You don’t start mouthing off about “hombres” with the Mexican president, and suggesting that US troops will soon enter Mexico (either with or without Mexico’s consent, depending on whose reporting you believe). But this awkward conversation with Peña Nieto is looking less like a one-off and more like a pattern with Trump.
Think back to the days shortly after Trump’s win. At the time, Trump was receiving calls from leaders around the world who were calling to congratulate him and talk about his plans for relations with their countries. We didn’t get a lot of details on those calls, but the details we did were super weird.
His call with Pakistani Prime Minister Nawaz Sharif is the clearest example. According to this readout provided by the Pakistani government, which sounded a hell of a lot like a verbatim transcript of the president’s remarks, Trump assured Sharif that “Pakistanis are one of the most intelligent people”:
Prime Minister Muhammad Nawaz Sharif called President-elect USA Donald Trump and felicitated him on his victory. President Trump said Prime Minister Nawaz Sharif you have a very good reputation. You are a terrific guy. You are doing amazing work which is visible in every way. I am looking forward to see you soon. As I am talking to you Prime Minister, I feel I am talking to a person I have known for long. Your country is amazing with tremendous opportunities. Pakistanis are one of the most intelligent people.
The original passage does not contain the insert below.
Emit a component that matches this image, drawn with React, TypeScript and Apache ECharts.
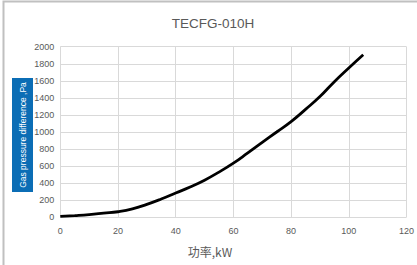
import React, { useEffect, useRef } from "react";
import * as echarts from "echarts";

const titleText = "TECFG-010H";
const xName = "功率,kW";
const yName = "Gas pressure difference ,Pa";
const powerKW = [0, 5, 10, 15, 20, 25, 30, 35, 40, 45, 50, 55, 60, 65, 70, 75, 80, 85, 90, 95, 100, 105];
const pressurePa = [10, 20, 32, 48, 65, 98, 152, 215, 285, 355, 435, 530, 635, 755, 878, 1000, 1122, 1265, 1415, 1590, 1750, 1905];

export default function App() {
  const ref = useRef<HTMLDivElement>(null);
  useEffect(() => {
    const chart = echarts.init(ref.current!, undefined, { renderer: "svg" });
    const font = "'Liberation Sans', Arial, sans-serif";
    chart.setOption({
      animation: false,
      backgroundColor: "#ffffff",
      grid: { left: 60.3, right: 6.7, top: 46.7, bottom: 47.7, containLabel: false },
      xAxis: {
        type: "value",
        min: 0,
        max: 120,
        interval: 20,
        axisLine: { show: false },
        axisTick: { show: false },
        axisLabel: { color: "#595959", fontSize: 9, fontFamily: font, margin: 9, formatter: (v: number) => String(v) },
        splitLine: { show: true, lineStyle: { color: "#d9d9d9", width: 1 } },
      },
      yAxis: {
        type: "value",
        min: 0,
        max: 2000,
        interval: 200,
        axisLine: { show: false },
        axisTick: { show: false },
        axisLabel: { color: "#595959", fontSize: 9, fontFamily: font, margin: 6, formatter: (v: number) => String(v) },
        splitLine: { show: true, lineStyle: { color: "#d9d9d9", width: 1 } },
      },
      series: [
        {
          type: "line",
          data: powerKW.map((x, i) => [x, pressurePa[i]]),
          smooth: 0.5,
          showSymbol: false,
          lineStyle: { color: "#000000", width: 2.8 },
        },
      ],
      graphic: [
        {
          type: "rect",
          shape: { x: 3.5, y: 1.5, width: 430, height: 280 },
          style: { fill: "none", stroke: "#c0c0c0", lineWidth: 2 },
          z: 100,
        },
        {
          type: "text",
          x: 213,
          y: 23,
          style: {
            text: titleText,
            fill: "#595959",
            fontSize: 13.5,
            fontFamily: font,
            textAlign: "center",
            textVerticalAlign: "middle",
          },
        },
        {
          type: "text",
          x: 210,
          y: 251.5,
          style: {
            text: xName,
            fill: "#595959",
            fontSize: 12,
            fontFamily: "'Noto Sans CJK SC', sans-serif",
            textAlign: "center",
            textVerticalAlign: "middle",
          },
        },
        {
          type: "rect",
          shape: { x: 12, y: 78, width: 21, height: 114 },
          style: { fill: "#0b6db5" },
        },
        {
          type: "text",
          x: 22.5,
          y: 135,
          rotation: Math.PI / 2,
          style: {
            text: yName,
            fill: "#ffffff",
            fontSize: 8.5,
            fontFamily: font,
            textAlign: "center",
            textVerticalAlign: "middle",
          },
        },
      ],
    });
    return () => chart.dispose();
  }, []);
  return <div ref={ref} style={{ width: 417, height: 265, position: "fixed", left: 0, top: 0 }} />;
}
I am ready and willing to play any role that you want me to play to address and find solutions to the outstanding problems. It will be an honor and I will personally do it. Feel free to call me any time even before 20th January that is before I assume my office.
On being invited to visit Pakistan by the Prime Minister, Mr. Trump said that he would love to come to a fantastic country, fantastic place of fantastic people. Please convey to the Pakistani people that they are amazing and all Pakistanis I have known are exceptional people, said Mr. Donald Trump.
This implies, of course, that there are some nations that Trump considers among the least intelligent. This kind of vaguely racialist rhetoric almost directly mirrors the weird “hombres” comment that we saw in the Peña Nieto call.
This is why the initial AP report that seemed to suggest Trump had threatened to invade Mexico was seen as plausible rather than almost certainly a mistake (that, and his longstanding hostility toward America’s southern neighbor).
Trump has a long pattern of continuing to say weird, ad hoc stuff that is awkward and potentially dangerous. His professional staff is either uninterested in making Trump into a more normal president or they’re unable to. Whichever one it is, it illustrates that the way that US foreign policy is being formulated so far has a lot more to do with Trump’s personal impulses than with any sort of adherence to America’s traditional diplomatic stances.
“[This administration] is a kind of barely controlled chaos from a policy perspective,” Nexon says.
The terrifying uncertainty of Donald Trump
The common thread between the Australia and Mexico calls, above all else, is uncertainty. Trump acts in such a strange way, so alien from the way American diplomacy has been conducted for basically its entire history, that foreign leaders simply don’t know what to expect from the United States anymore.
“I have taken to calling Trump an uncertainty engine,” Saideman says. “And that is really bad.”
Broadly speaking, US foreign policy for the past 70 years has depended on consistency. America has made formal alliances, most notably NATO, that work because US allies have faith that the United States will come to their aid if attacked. The dollar is the world’s reserve currency, underwriting the global financial system, because nations the world over have faith in American stability. Dozens of countries count on America to keep the peace globally and keep trade routes open, so they mostly go about their own business.
Under Trump, though, it’s just not clear whether the United States will remain committed to this core approach to the world. The president is so temperamental, so willing to threaten to renege on past agreements if he doesn’t see an upside in them, that trust in America’s traditional commitments is fraying. The starkest examples of this are Trump’s threats to back out of defending Baltic NATO allies if they are attacked by Russia and to leave the World Trade Organization if he thinks trade deals aren’t getting any better for the US.
But this may not be an accident. Indeed, Trump seems to see unpredictability as a strategic virtue.
“We must as a nation be more unpredictable,” Trump said in a summer 2016 speech to the Center for the National Interest. “We are totally predictable. We tell everything. We’re sending troops. We tell them. We’re sending something else. We have a news conference. We have to be unpredictable. And we have to be unpredictable starting now.”
These strange, angry phone calls with foreign leaders might not be quite as disturbing if they happened in isolation. But given this background, they give American allies the world over more evidence that they need to be thinking about a world outside the American-led global order.
It’s impossible to predict what this means in practice. But foreign policy experts have floated scary hypotheticals ranging from US allies cozying up with China to Japan developing nuclear weapons. (During the campaign, Trump seemed to actually encourage the latter.) If you can’t trust America to provide for your security, the thinking goes, you might just have to do it yourself.
None of this will likely happen immediately, and it’s not inevitable. The Trump administration has time to reverse the perception of instability it has created, and to firm up its commitment to the normal international order. But there’s no guarantee Trump is actually going to do that — and these calls are a sign that he may not. The consequences could potentially be catastrophic.
“The United States has been the bedrock for the international order that provided peace and prosperity, with some bumps along the way, for 70-plus years,” Saideman says. “And now that bedrock has become liquefied, as though there was an earthquake. And the international order is resting on ... on what?”